03 November 2023

The Kindergarten Trap

Son One turned five this summer, which means that this fall he began attending... kindergarten! It has been an adjustment; there has been a lot of complaining from him about how little playing he gets to do.

That said, his most consistent complaint is that he has to raise his hand to talk. Torture!

A couple weeks ago (I'm writing this back in September, but stockpiling it for the far future), I attended the "curriculum night" for his school, where his kindergarten teacher and the one from the room next door teamed up to explain what the kids were doing and what the expectations were.

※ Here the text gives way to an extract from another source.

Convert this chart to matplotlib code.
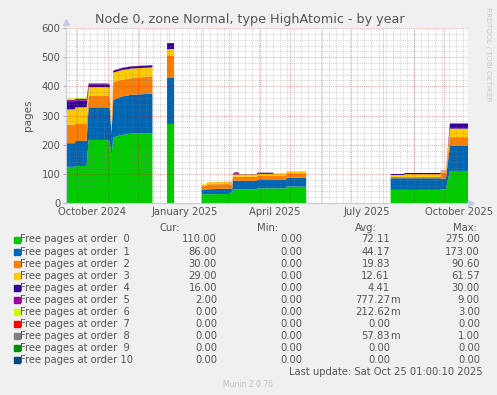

Well I personally have not thought about kindergarten since I was last in it—that is to say, thirty-two years ago. If you are in a similar boat, let me tell you: kindergarten has gotten intense. The other teacher kept saying, "I've been teaching thirty years. Back then, kindergarten was naps and playing with blocks." They do not nap anymore. Indeed, their time seems to be strictly regimented. Reading, math, social studies, science. I think she said 60 minutes of math per day!? They are of course taking standardized tests. The teachers showed off some of the things they would be expected to read by year's end, which seemed fairly ambitious. Then they said the kids should be doing twenty minutes of homework per night!

While one parent raised his hand and asked when he would be told if his child wasn't reaching their benchmarks(!), I was furiously googling "has kindergarten gone too far" on my phone. The answer seems to be "yes," according to many experts, anyway. The drilling of worksheets diminishes the play-based learning that is actually beneficial to kids at that age. The teachers themselves pointed out that kids can often end the day tired, and especially during the first couple weeks, Son One was often complaining about how tired he was. There are studies showing that homework in elementary school has little actual effect on learning.

The thing is, though, that I mostly approach this as the kind of teacher that I am. I teach college-level writing, and writing is mostly dependent on reading. And have my students become better readers in my fifteen years of teaching? No—as any college instructor will tell you they have, if anything, gotten worse. In fact, by the time students get to high school they seem to be doing much less reading than was the norm when I was in school; here in Tampa we recently had a brouhaha about teaching Shakespeare, and the superintendent sent out a message to parents to reassure them, "many of our high school students may read one full novel" each year. One full novel!? Wow!

So what is all this in aid of? Hitting reading so hard in kindergarten isn't paying off thirteen years later.

I think like many things in education, it may be trying to solve curricularly what is really a cultural problem. But that seems like a post for another time.